6. Mr.S.Kandaswamy, learned Special Government Pleader (HR&CE) on the other hand submitted that the petitioner having not followed the mandatory directions for conducting auction and for collection of bid amounts, committed loss to the Temple, and therefore the initiation of surcharge proceedings and the order passed are valid.

7. I have considered the rival submissions of the learned counsel for the petitioner as well as the learned Special Government Pleader (HR&CE).

8. The issue arises in this writ petition is as to whether the respondents are entitled to initiate surcharge proceedings under Section 90(2) of the HR&CE Act, 1959 for a sum of Rs.10,46,067/- based on the audit objection for alleged non-collection of bid amount of the leased market of the Arulmigu Mariamman Temple, Sanjeevirayanpettai, Salem Taluk, Salem District.

9. A show cause notice was issued to the petitioner on 18.11.2008 by the third respondent based on audit report dated 30.6.2008. In the said show cause notice three items were mentioned as alleged loss to the tune of Rs.28,23,347/-, for which the petitioner gave his reply on 1.12.2008 stating that for the alleged loss of Rs.8,72,779/- suit was already pending to recover a sum of Rs.4,27,280/- for Fasli 1413 and out of Rs.14,40,999/- for the Fasli 1414 Rs.9,95,500/- was received by the Temple and balance of Rs.4,45,499/- was due, for which action was initiated by sending lawyer's notice and therefore it is possible to recover the said amount and during his term as Executive Officer in the Temple for the Fasli 1415 entire amount of Rs.16,02,301/- was already collected and for Fasli 1416 entire amount of Rs.15,32,301/- was collected.
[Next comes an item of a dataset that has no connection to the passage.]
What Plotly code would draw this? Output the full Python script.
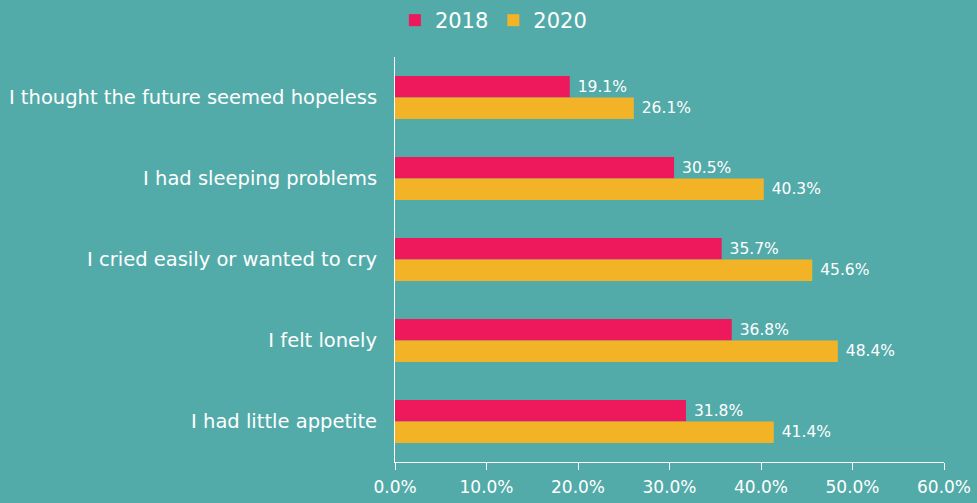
import plotly.graph_objects as go

categories = [
    "I thought the future seemed hopeless",
    "I had sleeping problems",
    "I cried easily or wanted to cry",
    "I felt lonely",
    "I had little appetite",
]
values_2018 = [19.1, 30.5, 35.7, 36.8, 31.8]
values_2020 = [26.1, 40.3, 45.6, 48.4, 41.4]
tick_vals = [0, 10, 20, 30, 40, 50, 60]
tick_text = ["0.0%", "10.0%", "20.0%", "30.0%", "40.0%", "50.0%", "60.0%"]

BG = "#53ABA9"
FONT = "DejaVu Sans"

fig = go.Figure()
fig.add_trace(go.Bar(
    y=categories, x=values_2018, orientation="h", name="2018",
    marker=dict(color="#EE185C", line=dict(width=0)),
    text=[f" {v:.1f}%" for v in values_2018], textposition="outside",
    textfont=dict(color="white", size=15.5, family=FONT), cliponaxis=False,
))
fig.add_trace(go.Bar(
    y=categories, x=values_2020, orientation="h", name="2020",
    marker=dict(color="#F2B326", line=dict(width=0)),
    text=[f" {v:.1f}%" for v in values_2020], textposition="outside",
    textfont=dict(color="white", size=15.5, family=FONT), cliponaxis=False,
))

fig.update_layout(
    width=977, height=503,
    paper_bgcolor=BG, plot_bgcolor=BG,
    margin=dict(l=395, r=33, t=57, b=41),
    barmode="group", bargap=0.47, bargroupgap=0,
    font=dict(family=FONT, color="white", size=17),
    showlegend=True,
    legend=dict(orientation="h", xref="container", x=0.505, xanchor="center",
                yref="container", y=1.0, yanchor="top",
                font=dict(size=21, color="white", family=FONT),
                bgcolor="rgba(0,0,0,0)", itemwidth=30, traceorder="normal"),
)
fig.update_xaxes(
    range=[0, 60], tickvals=tick_vals, ticktext=tick_text,
    showgrid=False, zeroline=False, showline=True, linecolor="white", linewidth=1,
    ticks="outside", ticklen=7, tickcolor="white", automargin=False,
    ticklabelstandoff=3,
    tickfont=dict(size=17, color="white"),
)
fig.update_yaxes(
    autorange="reversed", showgrid=False, zeroline=False,
    showline=True, linecolor="white", linewidth=1,
    ticks="", ticklabelstandoff=13, automargin=False,
    tickfont=dict(size=19.5, color="white"),
)

fig.write_html(
    "out.html",
    config={"displayModeBar": False},
    post_script="document.body.style.margin='0';document.body.style.background='%s';" % BG,
)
In respect of non-collection of Rs.11,39,999/- for Fasli 1417, out of the bid amount of Rs.16,09,999/- a sum of Rs.10,20,000/- was collected and for collecting the balance, the auction bidder viz., K.Srinivasan was approached in person and through post requesting to pay and the Executive Officer issued notice of demand on 25.5.2007, 4.6.2007, 10.6.2007, 22.12.2007, 28.12.2007, 1.4.2008, 5.5.2008, 12.5.2008 and 18.6.2008 and the requests having not been complied with, counsel notice was issued on 12.8.2008 and permission to file a suit was sought and he obtained sanction of Rs.55,600/- to meet the expenditures to file suit from the third respondent and further approval is sought for from the Commissioner by communication dated 1.12.2008 and only after getting the approval from the Commissioner suit could be filed. Regarding the third item, viz., non-renewal of fixed deposits, already the fixed deposits were renewed including the period for which the amount was renewable and as such there is no loss of income to the Temple by way of interest and even if there is loss, it was due to reduction of interest rate announced by the Reserve Bank of India.

10. The third respondent simply rejected the explanation submitted by the petitioner and passed the order to recover a sum of Rs.10,46,067/- merely stating that the explanation is not found acceptance and the amount being due to the Temple, the petitioner is responsible. No enquiry or personal hearing was given by the third respondent to record the guilt of the petitioner while ordering the huge amount of recovery. The appeal preferred by the petitioner was also dismissed by the first respondent without considering the defence put up by the petitioner.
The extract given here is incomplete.